Hello,
When I shut down the pytorch program by kill, I encountered the problem with the GPU(I opened two programs at the same time and then turned off).
When i use kill to close the program,GPU is still occupied.Then I found that there were two PIDs that could not kill.
What’s wrong ? thank you ?
I also had the same problem. The admin had to reboot every time this happened. Something is quite wrong in the DataParallel.
Also I’ve often experienced the following:
running on multiple GPUs with DataParallel and DataLoader (num_worker = 16), try to terminate the process with ctrl+c then program freezes. Gpus hang, including nvidia-smi or other GPU related work.
I am still encountering the GPU hang problem today, but my case is not Pytorch related.

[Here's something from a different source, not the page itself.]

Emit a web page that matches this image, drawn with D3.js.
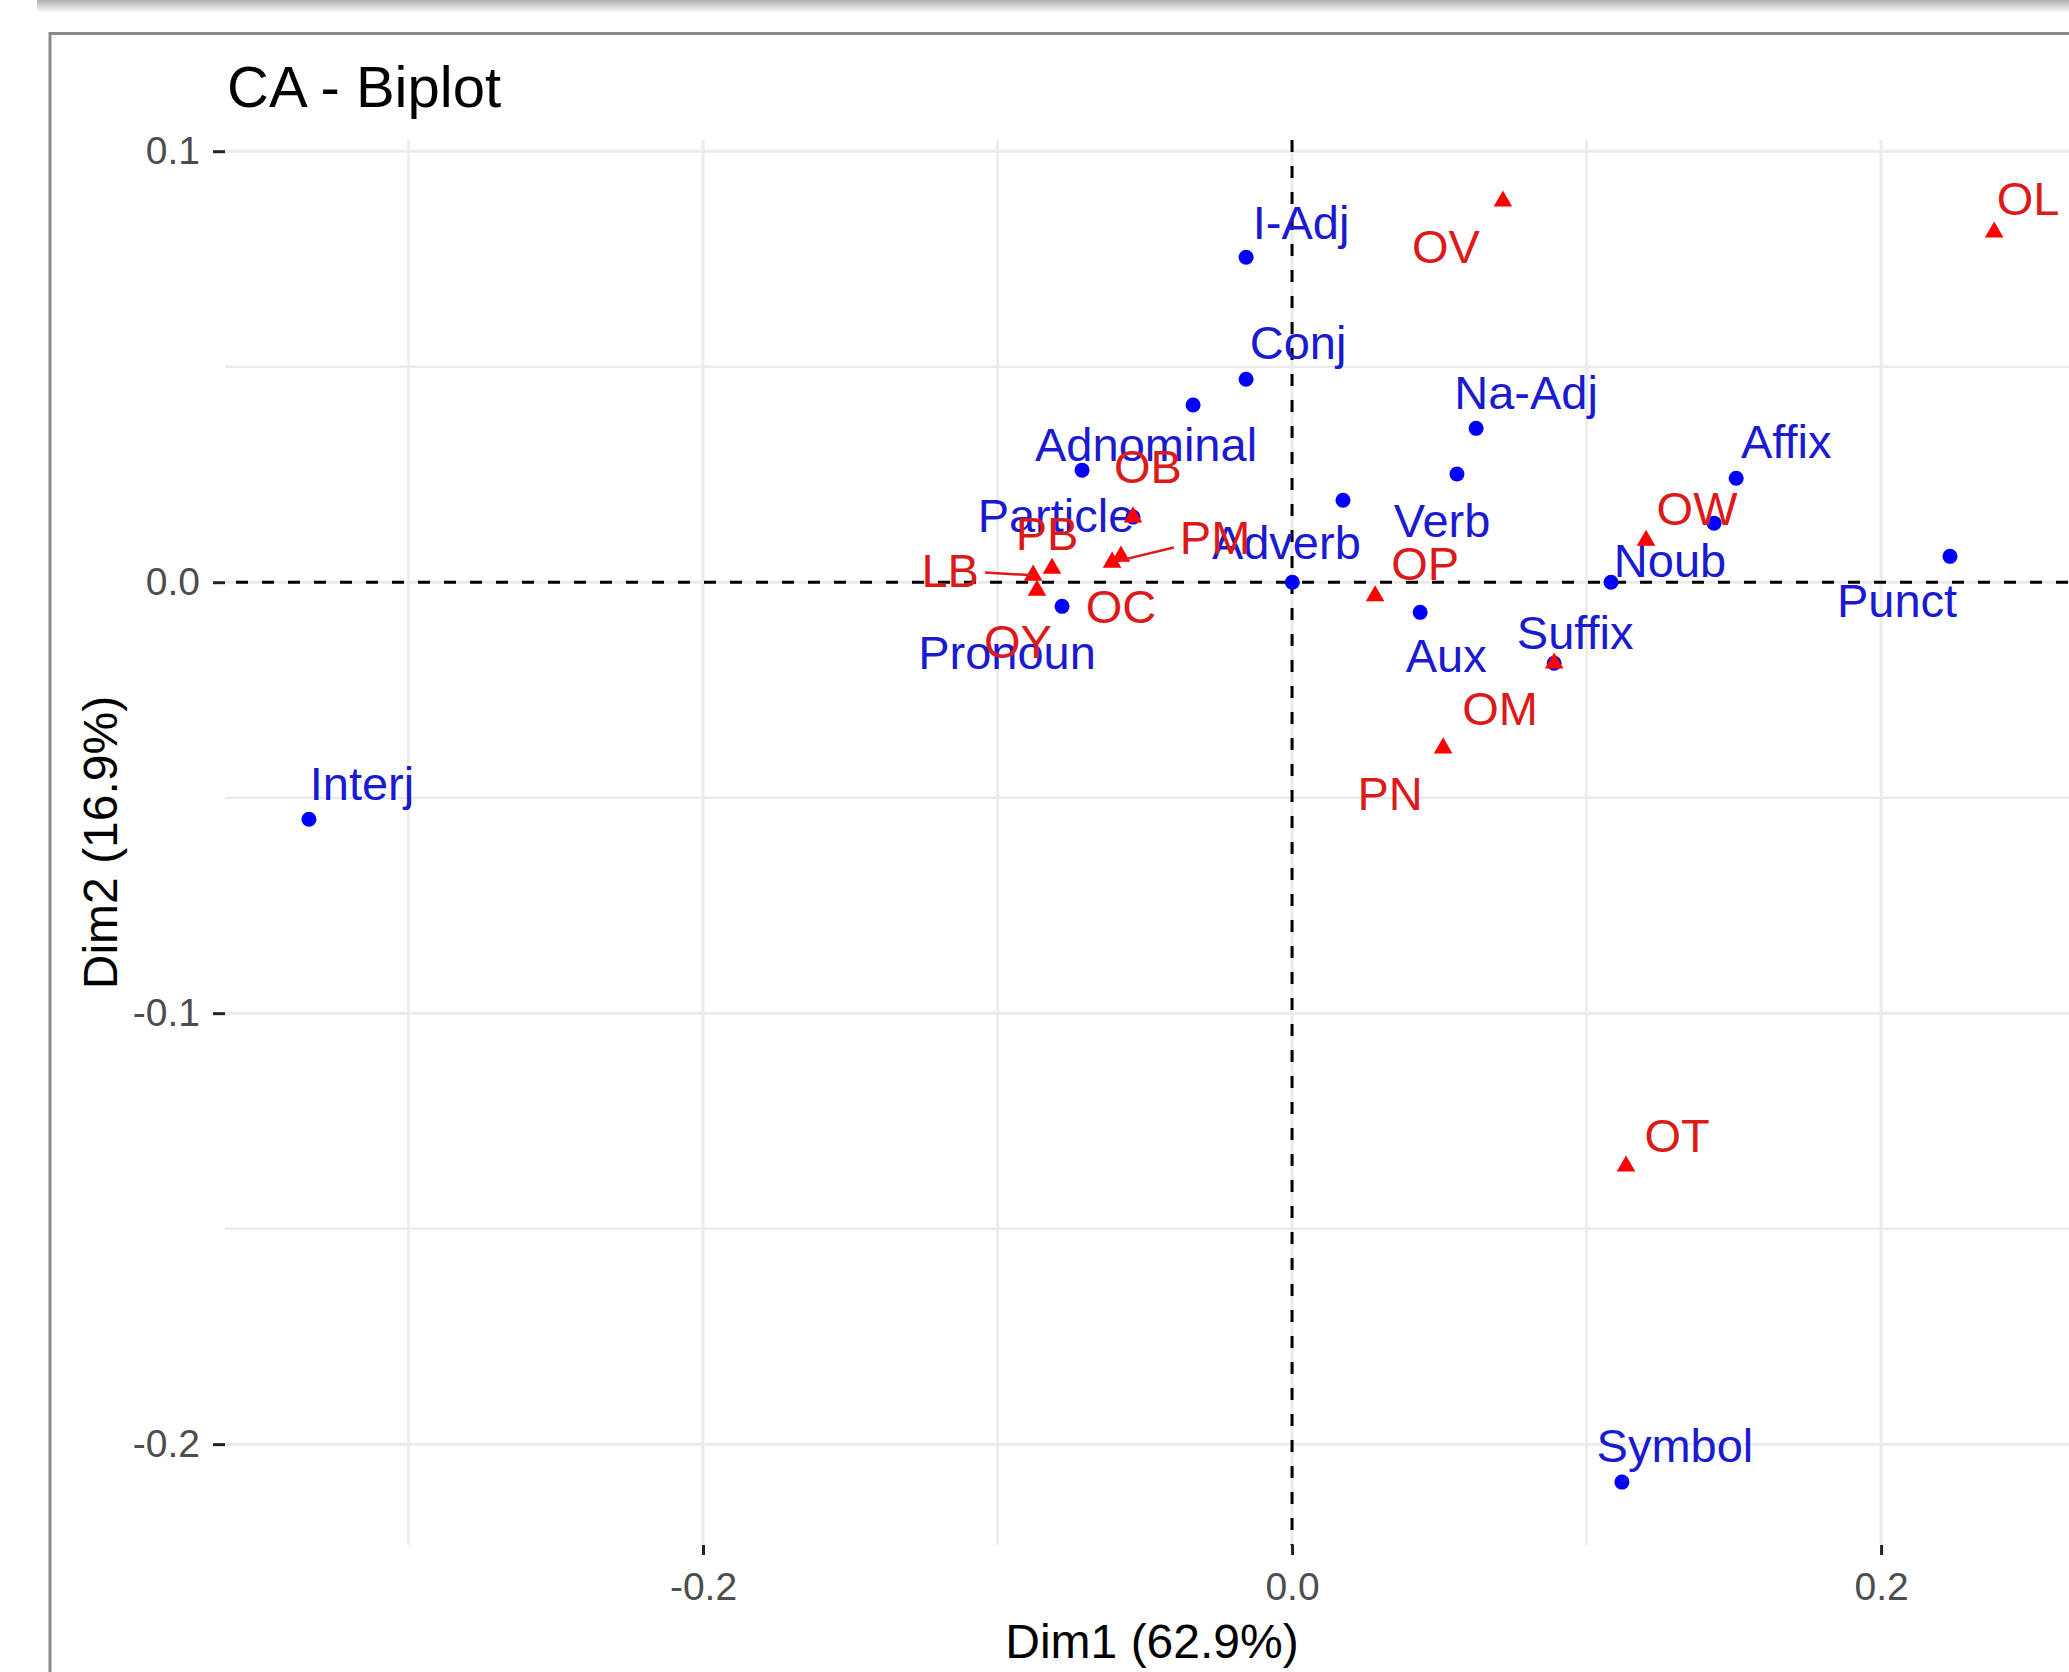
<!DOCTYPE html>
<html>
<head>
<meta charset="utf-8">
<script src="https://cdn.jsdelivr.net/npm/d3@7"></script>
<style>
  html, body { margin: 0; padding: 0; background: #ffffff; }
  svg { display: block; }
</style>
</head>
<body>
<script>
// ---------------- DATA ----------------
const titleText = "CA - Biplot";
const xTitle = "Dim1 (62.9%)";
const yTitle = "Dim2 (16.9%)";

const xTicks = [-0.2, 0.0, 0.2];
const xTickLabels = ["-0.2", "0.0", "0.2"];
const yTicks = [0.1, 0.0, -0.1, -0.2];
const yTickLabels = ["0.1", "0.0", "-0.1", "-0.2"];
const xMinorTicks = [-0.3, -0.1, 0.1, 0.3];
const yMinorTicks = [0.05, -0.05, -0.15];

// Row categories (blue points); "" = point drawn without a label
const rowNames = ["I-Adj", "Conj", "", "Adnominal", "Particle", "Adverb", "", "Na-Adj", "Verb",
                  "Noub", "Affix", "", "Punct", "Pronoun", "Aux", "Suffix", "Interj", "Symbol"];
const rowDim1 = [-0.0156, -0.0156, -0.0336, -0.0713, -0.0540, 0.0001, 0.0173, 0.0625, 0.0560,
                  0.1083, 0.1508, 0.1433, 0.2234, -0.0781, 0.0435, 0.0890, -0.3338, 0.1120];
const rowDim2 = [0.0754, 0.0471, 0.0411, 0.0260, 0.0151, 0.0000, 0.0190, 0.0357, 0.0251,
                  0.0000, 0.0241, 0.0137, 0.0060, -0.0056, -0.0070, -0.0188, -0.0550, -0.2088];

// Column categories (red triangles)
const colNames = ["OV", "OL", "OB", "PM", "OC", "PB", "LB", "OY", "OP", "OW", "OM", "PN", "OT"];
const colDim1 = [0.0716, 0.2384, -0.0540, -0.0611, -0.0581, -0.0815, -0.0879, -0.0866, 0.0282,
                  0.1202, 0.0890, 0.0513, 0.1134];
const colDim2 = [0.0884, 0.0812, 0.0151, 0.0046, 0.0060, 0.0032, 0.0016, -0.0019, -0.0032,
                  0.0097, -0.0188, -0.0385, -0.1355];

// ---------------- LAYOUT (repelled label offsets in px, segment flags) ----------------
const rowLabelDx = [55, 52, 0, 64, -77, -6, 0, 50, -15, 59, 50, 0, -53, -55, 26, 21, 53, 53];
const rowLabelDy = [-35, -37, 0, -26, -2, -40, 0, -36, 46, -22, -37, 0, 44, 46, 43, -31, -36, -37];
const rowLabelSeg = [0,0,0,0,0,0,0,0,0,1,0,0,0,0,0,0,0,1];
const colLabelDx = [-57, 34, 15, 103, 0, -5, -83, -19, 50, 51, -54, -53, 51];
const colLabelDy = [45, -34, -51, -25, 50, -35, -5, 51, -33, -32, 45, 45, -31];
const colLabelSeg = [0,0,0,1,0,0,1,0,0,0,0,0,0];

// ---------------- DRAW ----------------
const W = 2069, H = 1672;
const FONT = "'Liberation Sans', Arial, Helvetica, sans-serif";
const panel = { left: 225, right: 2079, top: 140, bottom: 1545 };

const svg = d3.select("body").append("svg")
  .attr("width", W).attr("height", H)
  .attr("viewBox", `0 0 ${W} ${H}`);

// window frame / shadow (screenshot border)
const defs = svg.append("defs");
const grad = defs.append("linearGradient").attr("id", "shadow")
  .attr("x1", 0).attr("y1", 0).attr("x2", 0).attr("y2", 1);
grad.append("stop").attr("offset", "0%").attr("stop-color", "#b0b0b0");
grad.append("stop").attr("offset", "100%").attr("stop-color", "#ffffff");
svg.append("rect").attr("x", 37).attr("y", 0).attr("width", W - 37).attr("height", 13)
  .attr("fill", "url(#shadow)");
svg.append("line").attr("x1", 49).attr("x2", W).attr("y1", 33.5).attr("y2", 33.5)
  .attr("stroke", "#8a8a8a").attr("stroke-width", 3);
svg.append("line").attr("x1", 50).attr("x2", 50).attr("y1", 32).attr("y2", H)
  .attr("stroke", "#8a8a8a").attr("stroke-width", 3);

const x = d3.scaleLinear().domain([-0.3623, 0.2672]).range([panel.left, panel.right]);
const y = d3.scaleLinear().domain([-0.2234, 0.1026]).range([panel.bottom, panel.top]);

// grid
const grid = svg.append("g");
grid.selectAll(".gxm").data(xMinorTicks).join("line")
  .attr("x1", d => x(d)).attr("x2", d => x(d))
  .attr("y1", panel.top).attr("y2", panel.bottom)
  .attr("stroke", "#ebebeb").attr("stroke-width", 2.5);
grid.selectAll(".gym").data(yMinorTicks).join("line")
  .attr("x1", panel.left).attr("x2", panel.right)
  .attr("y1", d => y(d)).attr("y2", d => y(d))
  .attr("stroke", "#ebebeb").attr("stroke-width", 2.5);
grid.selectAll(".gx").data(xTicks).join("line")
  .attr("x1", d => x(d)).attr("x2", d => x(d))
  .attr("y1", panel.top).attr("y2", panel.bottom)
  .attr("stroke", "#ebebeb").attr("stroke-width", 3);
grid.selectAll(".gy").data(yTicks).join("line")
  .attr("x1", panel.left).attr("x2", panel.right)
  .attr("y1", d => y(d)).attr("y2", d => y(d))
  .attr("stroke", "#ebebeb").attr("stroke-width", 3);

// axes
const yAxis = d3.axisLeft(y).tickValues(yTicks)
  .tickFormat((d, i) => yTickLabels[i]).tickSize(12).tickPadding(13);
const gy = svg.append("g").attr("transform", `translate(${panel.left},0)`).call(yAxis);
const xAxis = d3.axisBottom(x).tickValues(xTicks)
  .tickFormat((d, i) => xTickLabels[i]).tickSize(10).tickPadding(17);
const gx = svg.append("g").attr("transform", `translate(0,${panel.bottom})`).call(xAxis);
[gx, gy].forEach(g => {
  g.select(".domain").remove();
  g.attr("font-family", FONT).attr("font-size", 39);
  g.selectAll(".tick line").attr("stroke", "#222").attr("stroke-width", 3);
  g.selectAll(".tick text").attr("fill", "#4d4d4d");
});

// reference dashed lines at 0
svg.append("line")
  .attr("x1", panel.left).attr("x2", panel.right)
  .attr("y1", y(0)).attr("y2", y(0))
  .attr("stroke", "#000").attr("stroke-width", 3)
  .attr("stroke-dasharray", "12,14").attr("stroke-dashoffset", 15);
svg.append("line")
  .attr("x1", x(0)).attr("x2", x(0))
  .attr("y1", panel.top).attr("y2", panel.bottom)
  .attr("stroke", "#000").attr("stroke-width", 3)
  .attr("stroke-dasharray", "12,14");

// titles
svg.append("text").attr("x", 227).attr("y", 107)
  .attr("font-family", FONT).attr("font-size", 58).attr("fill", "#000")
  .text(titleText);
svg.append("text").attr("x", (panel.left + panel.right) / 2).attr("y", 1658)
  .attr("text-anchor", "middle")
  .attr("font-family", FONT).attr("font-size", 48).attr("fill", "#000")
  .text(xTitle);
svg.append("text")
  .attr("transform", `translate(117,${(panel.top + panel.bottom) / 2}) rotate(-90)`)
  .attr("text-anchor", "middle")
  .attr("font-family", FONT).attr("font-size", 48).attr("fill", "#000")
  .text(yTitle);

// data
const rows = rowNames.map((n, i) => ({ name: n, d1: rowDim1[i], d2: rowDim2[i],
  dx: rowLabelDx[i], dy: rowLabelDy[i], seg: rowLabelSeg[i] }));
const cols = colNames.map((n, i) => ({ name: n, d1: colDim1[i], d2: colDim2[i],
  dx: colLabelDx[i], dy: colLabelDy[i], seg: colLabelSeg[i] }));

function drawLabels(g, data, color) {
  const lab = data.filter(d => d.name !== "");
  const texts = g.selectAll("text.lab").data(lab).join("text")
    .attr("class", "lab")
    .attr("x", d => x(d.d1) + d.dx)
    .attr("y", d => y(d.d2) + d.dy)
    .attr("dy", "0.358em")
    .attr("text-anchor", "middle")
    .attr("font-family", FONT).attr("font-size", 47)
    .attr("fill", color)
    .text(d => d.name);
  // repel-style segments
  texts.each(function (d) {
    if (!d.seg) return;
    const bb = this.getBBox();
    const pad = 6;
    const cx = bb.x + bb.width / 2, cy = bb.y + bb.height / 2;
    const hw = bb.width / 2 + pad, hh = bb.height / 2 + pad;
    const px = x(d.d1), py = y(d.d2);
    const vx = px - cx, vy = py - cy;
    const t = Math.min(vx !== 0 ? hw / Math.abs(vx) : Infinity, vy !== 0 ? hh / Math.abs(vy) : Infinity);
    if (t >= 1) return;
    g.insert("line", "text")
      .attr("x1", px).attr("y1", py)
      .attr("x2", cx + vx * t).attr("y2", cy + vy * t)
      .attr("stroke", color).attr("stroke-width", 2.5);
  });
}

// rows
const gRows = svg.append("g");
gRows.selectAll("circle").data(rows).join("circle")
  .attr("cx", d => x(d.d1)).attr("cy", d => y(d.d2)).attr("r", 7.5)
  .attr("fill", "#0000ff");
const gRowLab = svg.append("g");
drawLabels(gRowLab, rows, "#1a1ad0");

// columns
const gCols = svg.append("g");
const tri = d3.symbol().type(d3.symbolTriangle).size(150);
gCols.selectAll("path").data(cols).join("path")
  .attr("transform", d => `translate(${x(d.d1)},${y(d.d2)})`)
  .attr("d", tri)
  .attr("fill", "#ff0000");
const gColLab = svg.append("g");
drawLabels(gColLab, cols, "#dc1a1a");
</script>
</body>
</html>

I’m using Win7 with CUDA 10.2, writing C++ code with CUDA runtime API. Sometimes when I hit Ctrl-C, the GPU hangs and the process is in some sort of zombie state and unkillable, then I have to reboot.
I conjecture that when the host code is submitting a kernel job and the kill signal arrives this will happen, without concrete evidence. If that’s the case, we might need to catch the kill signal in our code to allow graceful exit of CUDA.
@feipan664’s solution worked. But, how can we prevent this issue in advance? PID in nvidia-smi shows just the main PID of the job. And, killing that just kills the main PID, remaining intertwined PIDs.